Last year one of my teammates joked (as he gave me three monstrous zucchini) that most gardens here are overrun with the things, and that from time to time the odd person can find a car load of zucchini as a joke. About 2 weeks ago I arrived to find two gigantic zucchini on my chair, and knew immediately who they were from! Each zucchini weighed about 30 oz EACH! For someone who doesn’t have a garden (but wishes she did), a gift of produce is a true gift, but I will admit that I didn’t ever get around to using last year’s before they went bad.
I did have to figure out how to use 5 lbs of zucchini though.
For the first event, we have Sweet Zucchini Cupcakes with Cream Cheese Frosting:
Really delicious! The cake is flavorful, and you would never know there is zucchini in it, save for the odd speck of skin. To dispatch the zucchini quickly, I used my trusty Cuisinart food processor. And don’t forget to sift, sift, and sift again. I used Martha Stewart’s Sweet Zucchini Cupcake recipe for the cake (omitting the nuts as they were for a party). Also, and as another hint, I use an ice cream scoop to scoop my batter, which ensures the cupcakes have a fairly consistent size among them.
For the cupcakes:
1 1/2 cups all-purpose flour, (sifted, spooned and leveled)

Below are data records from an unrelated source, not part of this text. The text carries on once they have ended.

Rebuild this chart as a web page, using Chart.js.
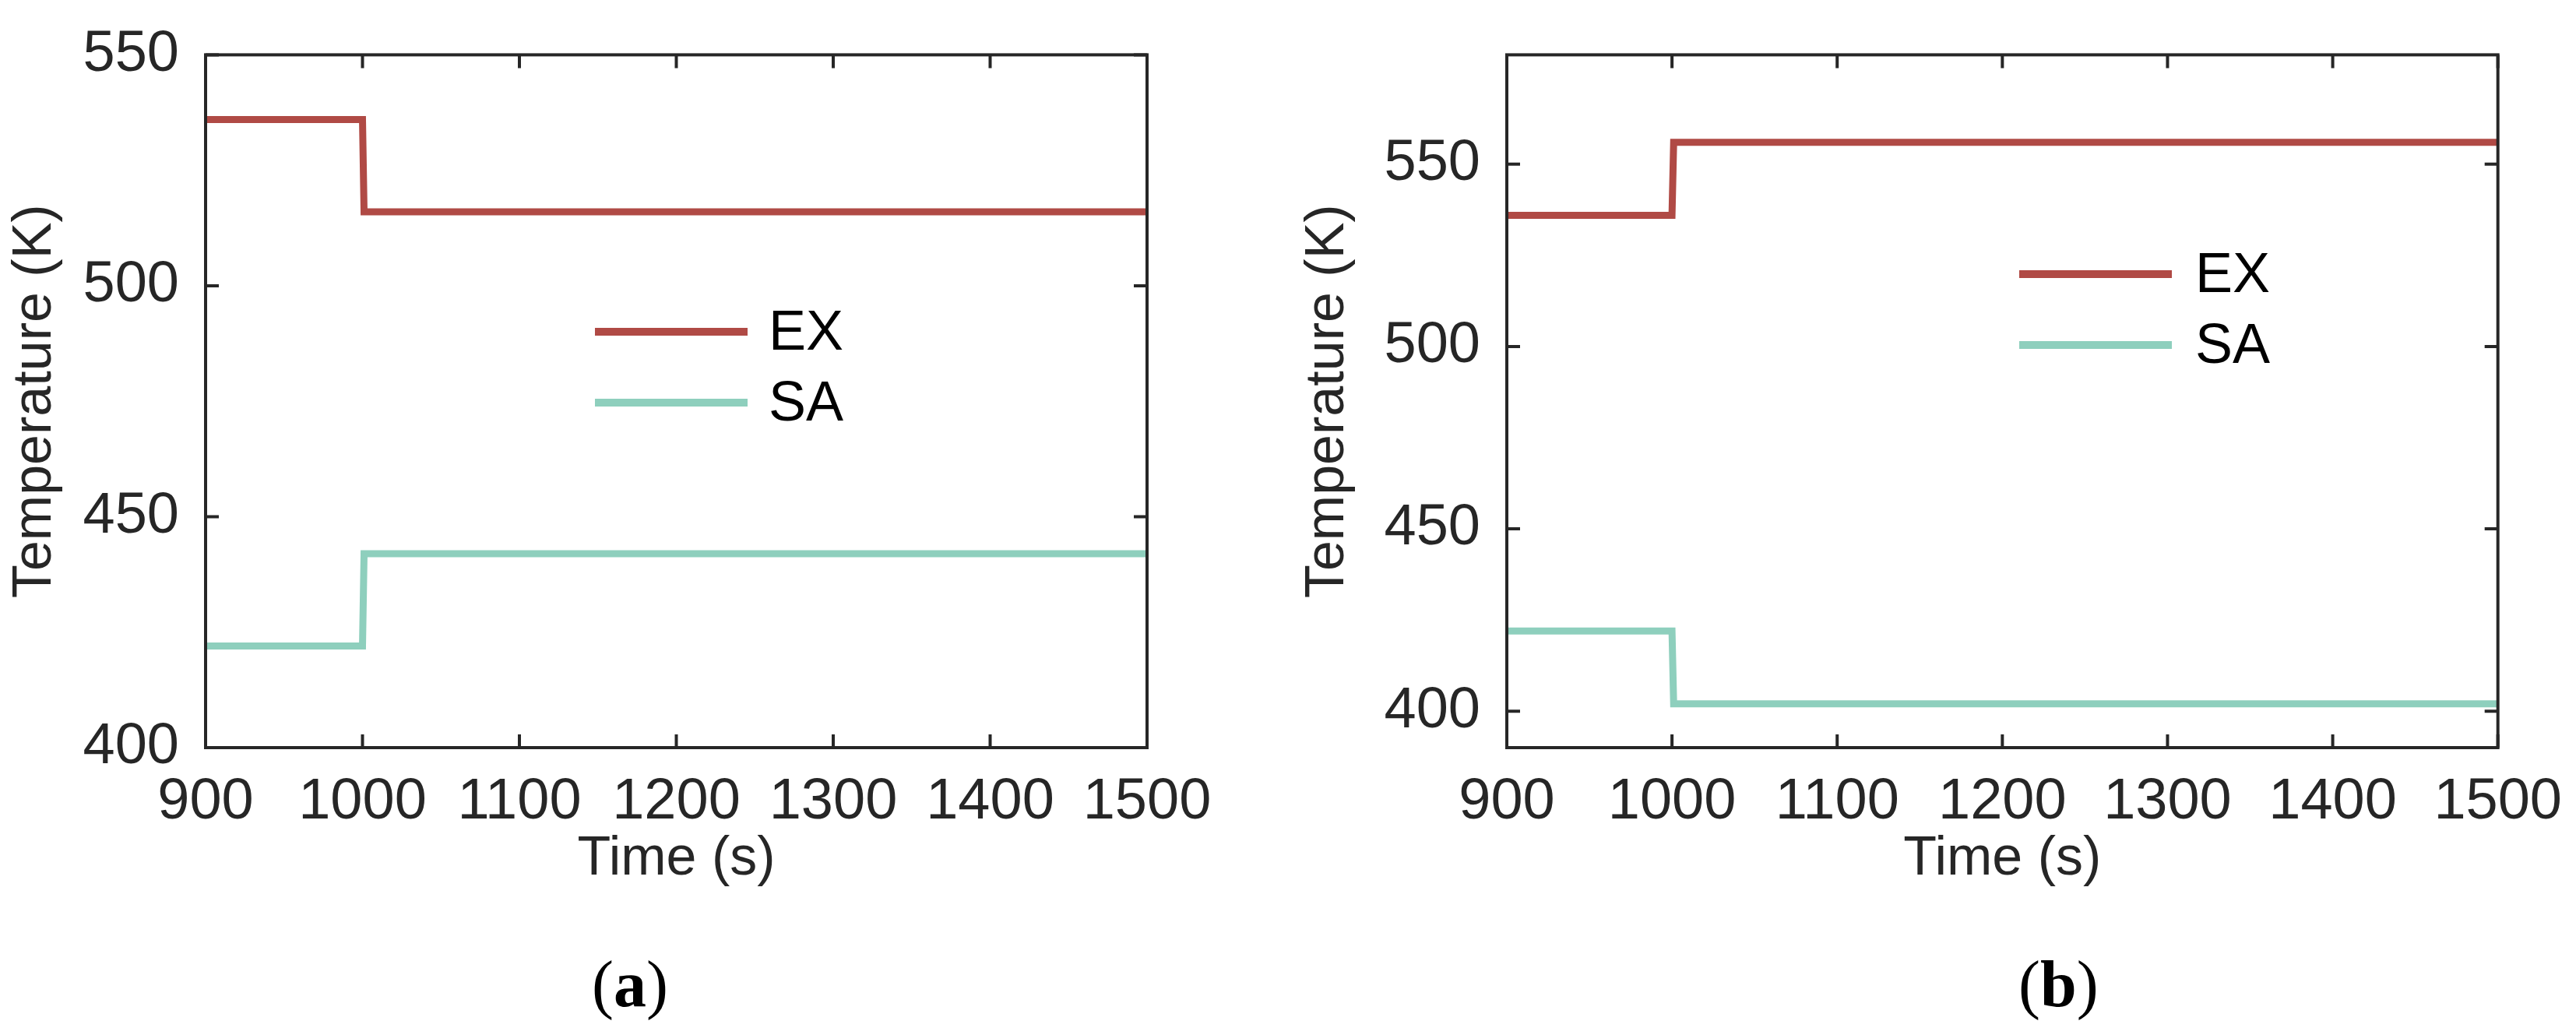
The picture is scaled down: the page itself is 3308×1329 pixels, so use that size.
<!DOCTYPE html>
<html><head><meta charset="utf-8">
<script src="https://cdn.jsdelivr.net/npm/chart.js@4"></script>
<style>
body{margin:0;background:#fff;width:3308px;height:1329px;position:relative;overflow:hidden;font-family:"Liberation Sans",Arial,sans-serif}
.box{position:absolute;top:0;height:1150px}
.cap{position:absolute;top:1215px;font-family:"Liberation Serif",serif;font-size:84px;color:#000}
</style></head><body>
<div class="box" style="left:0;width:1600px"><canvas id="c1"></canvas></div>
<div class="box" style="left:1660px;width:1648px"><canvas id="c2"></canvas></div>
<div class="cap" style="left:760px">(<b>a</b>)</div>
<div class="cap" style="left:2592px">(<b>b</b>)</div>
<script>
const times=[900,1000,1001,1500];
const exA=[536,536,516,516];
const saA=[422,422,442,442];
const exB=[536,536,556,556];
const saB=[422,422,402,402];
const xTicks=[900,1000,1100,1200,1300,1400,1500];
const yTicksA=[400,450,500,550];
const yTicksB=[400,450,500,550];
const labels=['EX','SA'];
const RED='#b04a45',TEAL='#8ecfbd',AX='#262626';

function pts(ys){return times.map((t,i)=>({x:t,y:ys[i]}));}
function make(id,ex,sa,ymin,ymax,yt,ywidth,rpad,leg){
  const boxPlugin={id:'box',afterDraw(ch){
    const c=ch.ctx,a=ch.chartArea;c.save();c.strokeStyle=AX;c.lineWidth=4;
    c.strokeRect(a.left,a.top,a.right-a.left,a.bottom-a.top);
    const L=17;
    xTicks.forEach(v=>{const x=ch.scales.x.getPixelForValue(v);
      c.beginPath();c.moveTo(x,a.bottom);c.lineTo(x,a.bottom-L);c.moveTo(x,a.top);c.lineTo(x,a.top+L);c.stroke();});
    yt.forEach(v=>{const y=ch.scales.y.getPixelForValue(v);
      c.beginPath();c.moveTo(a.left,y);c.lineTo(a.left+L,y);c.moveTo(a.right,y);c.lineTo(a.right-L,y);c.stroke();});
    c.font='72px "Liberation Sans"';c.textBaseline='middle';c.fillStyle='#000';
    [RED,TEAL].forEach((col,i)=>{const y=leg.y[i];c.strokeStyle=col;c.lineWidth=10;
      c.beginPath();c.moveTo(leg.x0,y);c.lineTo(leg.x1,y);c.stroke();c.fillText(labels[i],leg.tx,y+3);});
    c.restore();}};
  new Chart(document.getElementById(id),{type:'line',
    data:{datasets:[
      {data:pts(ex),borderColor:RED,borderWidth:9,pointRadius:0,tension:0},
      {data:pts(sa),borderColor:TEAL,borderWidth:9,pointRadius:0,tension:0}]},
    options:{responsive:true,maintainAspectRatio:false,animation:false,
      layout:{padding:{top:42,right:rpad,left:0,bottom:0}},
      plugins:{legend:{display:false},tooltip:{enabled:false}},
      scales:{
        x:{type:'linear',min:900,max:1500,afterBuildTicks(s){s.ticks=xTicks.map(v=>({value:v}));},
          afterFit(s){s.height=190;},
          grid:{display:false},border:{display:false},
          ticks:{color:AX,font:{size:74,family:'Liberation Sans'},padding:18,maxRotation:0,callback:v=>String(v)},
          title:{display:true,text:'Time (s)',color:AX,font:{size:70,family:'Liberation Sans'},padding:{top:4}}},
        y:{type:'linear',min:ymin,max:ymax,afterBuildTicks(s){s.ticks=yt.map(v=>({value:v}));},
          afterFit(s){s.width=ywidth;},
          grid:{display:false},border:{display:false},
          ticks:{color:AX,font:{size:74,family:'Liberation Sans'},padding:26,callback:v=>String(v)},
          title:{display:true,text:'Temperature (K)',color:AX,font:{size:70,family:'Liberation Sans'},padding:{bottom:4}}}}},
    plugins:[boxPlugin]});
}
make('c1',exA,saA,400,550,yTicksA,264,127,{x0:764,x1:960,tx:987,y:[426,517]});
make('c2',exB,saB,390,580,yTicksB,275,95,{x0:933,x1:1129,tx:1159,y:[352,443]});
</script></body></html>
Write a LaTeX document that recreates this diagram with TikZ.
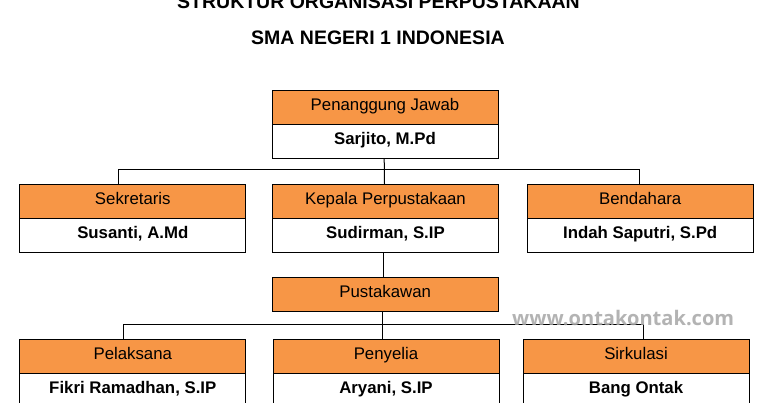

1 cup packed dark-brown sugar
2 teaspoons baking powder
1/2 teaspoon ground cinnamon
1/2 teaspoon salt
1/2 cup coarsely chopped pecans or walnuts
1 zucchini (10 ounces), coarsely grated (1 1/2 cups)
1/3 cup vegetable oil
2 large eggs, lightly beaten
1/2 teaspoon pure vanilla extract
Preheat oven to 350 degrees. Line cups of a standard (12-cup) muffin tin with paper or foil liners. Set aside. In a medium bowl, mix together flour, brown sugar, baking powder, cinnamon, and salt. Mix in nuts.
In another bowl, combine zucchini, oil, eggs, and vanilla; add to flour mixture, and mix just until combined (do not overmix). Divide batter evenly among cups. Bake until a toothpick inserted in the center of a cupcake comes out clean, 40 to 45 minutes.
Cool in tin on a wire rack for 10 minutes; turn cupcakes out, right side up, and cool completely. Meanwhile, make frosting.
For the frosting, you will need 1 lb of room temperature butter, 3- 8oz packages of cream cheese at room temperature, and 1 lb of powdered/confectioners sugar, as well as a splash of vanilla extract.
Beat the butter, cream cheese, and confectioners sugar together until combined (start slow or you will wind up wearing most of the sugar!), and then add vanilla extract to taste. Frost with either an off set spatula, or with a piping tip of your choice. You will definitely have more frosting than you need, so you can either halve the recipe, or store the frosting in the fridge for another dessert.